Das Training in Altenberg war das erste überhaupt für dieses neu zusammengestellte Schweizer Team. Vogt und Michel sind im Zweier bereits seit Jahren ein eingespieltes und erfolgreiches Duo, das insbesondere in dieser Saison zu den stärksten Konkurrenten der deutschen Teams um den viermaligen Olympiasieger Francesco Friedrich aus Pirna sowie Weltmeister Lochner zählt. Bei Olympia 2022 wurden Vogt/Michel zuletzt Vierte. Vor einem Jahr bei der WM in St. Moritz gewannen sie die Bronzemedaille, und im Dezember 2023 im französischen La Plagne fuhr das Duo zu seinem ersten Weltcupsieg. Um mit Blick auf die bevorstehende WM in Winterberg sowie Olympia 2026 auch im Viererbob noch konkurrenzfähiger zu sein, wurden Vogt nun für den großen Schlitten die besten Anschieber des Landes zugeteilt.

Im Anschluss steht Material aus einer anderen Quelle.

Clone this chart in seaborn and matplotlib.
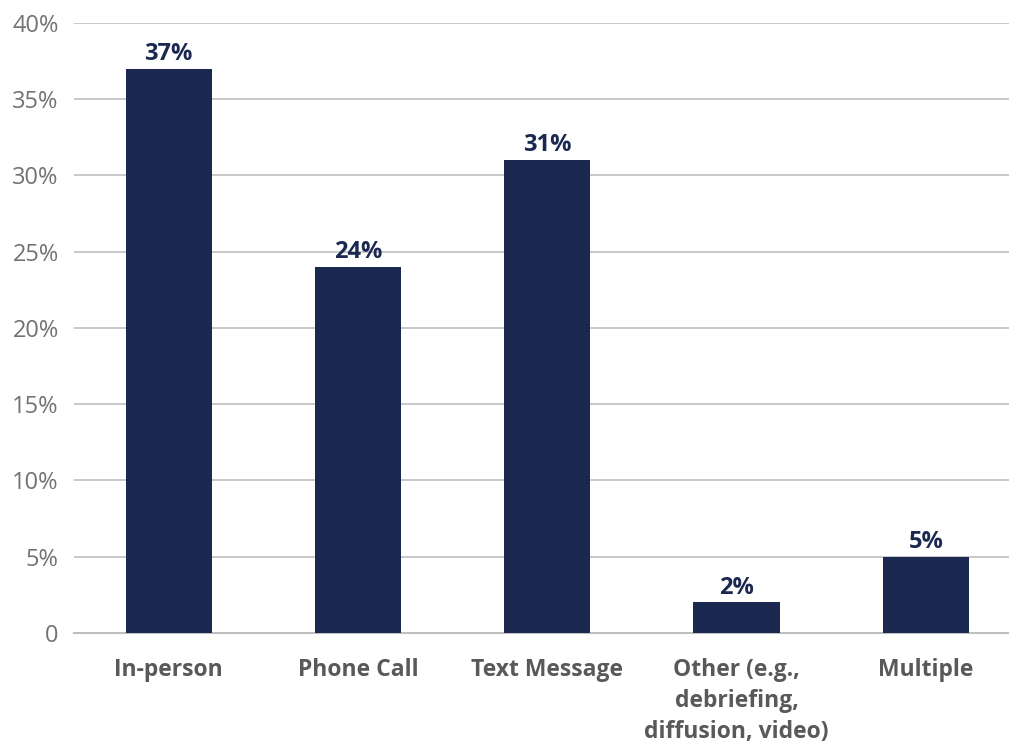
import matplotlib
matplotlib.use("Agg")
import matplotlib.pyplot as plt
import seaborn as sns
import pandas as pd
from matplotlib.ticker import FixedLocator

categories = ["In-person", "Phone Call", "Text Message",
              "Other (e.g.,\ndebriefing,\ndiffusion, video)", "Multiple"]
values = [37, 24, 31, 2, 5]
y_ticks = [0, 5, 10, 15, 20, 25, 30, 35, 40]
y_tick_labels = ["0", "5%", "10%", "15%", "20%", "25%", "30%", "35%", "40%"]

NAVY = "#1B2951"
GRID = "#BFBFBF"
LABEL_DARK = "#595959"
LABEL_LIGHT = "#727272"

sns.set_theme(style="white")
plt.rcParams["font.family"] = ["Open Sans", "DejaVu Sans"]
plt.rcParams["font.stretch"] = "normal"

df = pd.DataFrame({"category": categories, "value": values})

fig = plt.figure(figsize=(10.09, 7.46), dpi=100)
# the last category runs past the right edge of the figure
ax = fig.add_axes([0.0733, 0.1515, 0.938, 0.8177])

sns.barplot(data=df, x="category", y="value", color=NAVY, width=0.455,
            saturation=1, linewidth=0, ax=ax, zorder=3)

ax.set_ylim(0, 40)
ax.set_xlim(-0.5, len(categories) - 0.5)
ax.set_yticks(y_ticks)
ax.set_yticklabels(y_tick_labels, fontsize=17, color=LABEL_LIGHT)
ax.yaxis.grid(True, color=GRID, linewidth=1.2, zorder=0)
ax.set_axisbelow(True)

# category labels centered under bars, tick marks at category boundaries
ax.set_xticks(range(len(categories)))
ax.set_xticklabels(categories, fontsize=16.5, fontweight="bold",
                   color=LABEL_DARK, linespacing=1.38)
ax.tick_params(axis="x", which="major", length=0, pad=18)
ax.xaxis.set_minor_locator(FixedLocator([i - 0.5 for i in range(len(categories) + 1)]))
ax.tick_params(axis="x", which="minor", length=15, width=1.2, color=GRID, direction="out")
ax.tick_params(axis="y", length=0, pad=11)

for side in ["left", "right", "top"]:
    ax.spines[side].set_visible(False)
ax.spines["bottom"].set_color(GRID)
ax.spines["bottom"].set_linewidth(1.5)

ax.set_xlabel("")
ax.set_ylabel("")

for i, v in enumerate(values):
    ax.annotate(f"{v}%", xy=(i, v), xytext=(0, 2), textcoords="offset points",
                ha="center", va="bottom", fontsize=17, fontweight="bold",
                color=NAVY)

fig.savefig("out.png", dpi=100)
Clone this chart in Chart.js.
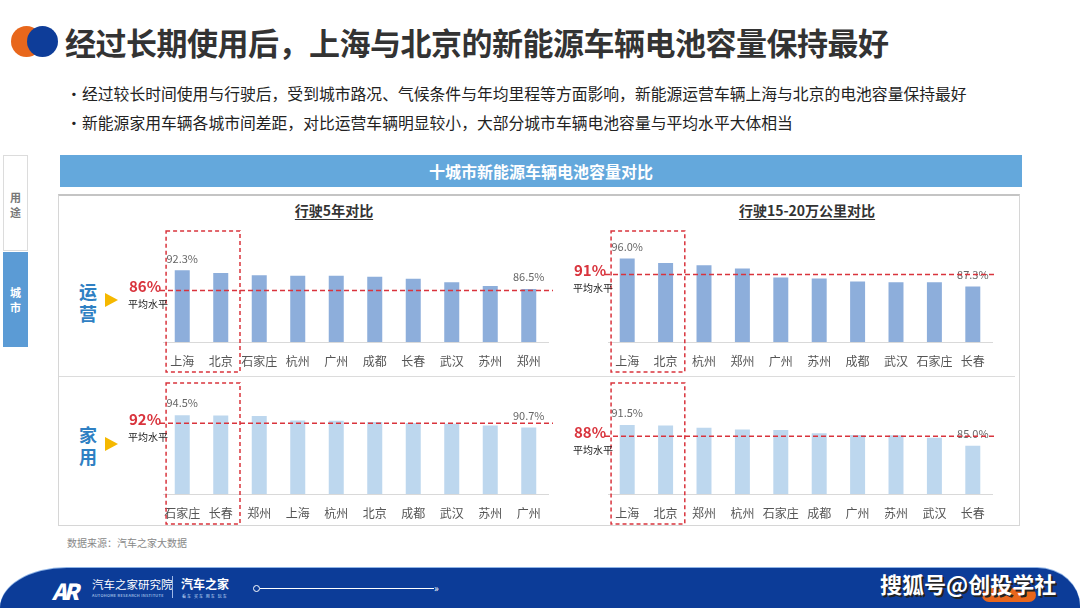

Der Verband hat es den anderen Schweizer Teams freigestellt, ob sie an den Trainings- und Wettkampffahrten teilnehmen. Zugleich erklärte „Swiss Sliding“, dass an der Bahn in Altenberg mittlerweile eine Untersuchung zum Unfallhergang eingeleitet worden ist. Unabhängig davon ist eine neuerliche Sicherheitsdiskussion in der Rennsportart Bob entbrannt. Auf der Instagram-Seite „the.brakeman“, einer internationalen Kommunikationsplattform von und für Anschieber, heißt es in Richtung Weltverband IBSF: „Es gibt Sicherheitsbedenken in unserem Sport, und als Athleten müssen wir unsere Meinung mit mehr Nachdruck vertreten. Wir müssen sehen, dass die IBSF die Sicherheit der Athleten tatsächlich ernst nimmt.“
Der Unfall sei einer, „der buchstäblich gewartet hat zu passieren, weil man verunglückte Schlitten auffängt oder nicht auffängt. Das muss sich ändern.“Die persönliche Forderung eines Anschiebers, die für Samstag (17.2.) und Sonntag (18.2.) angesetzten Weltcup-Rennen in Altenberg aufgrund der aktuellen Ereignisse abzusagen, lehnte der Weltverband ab.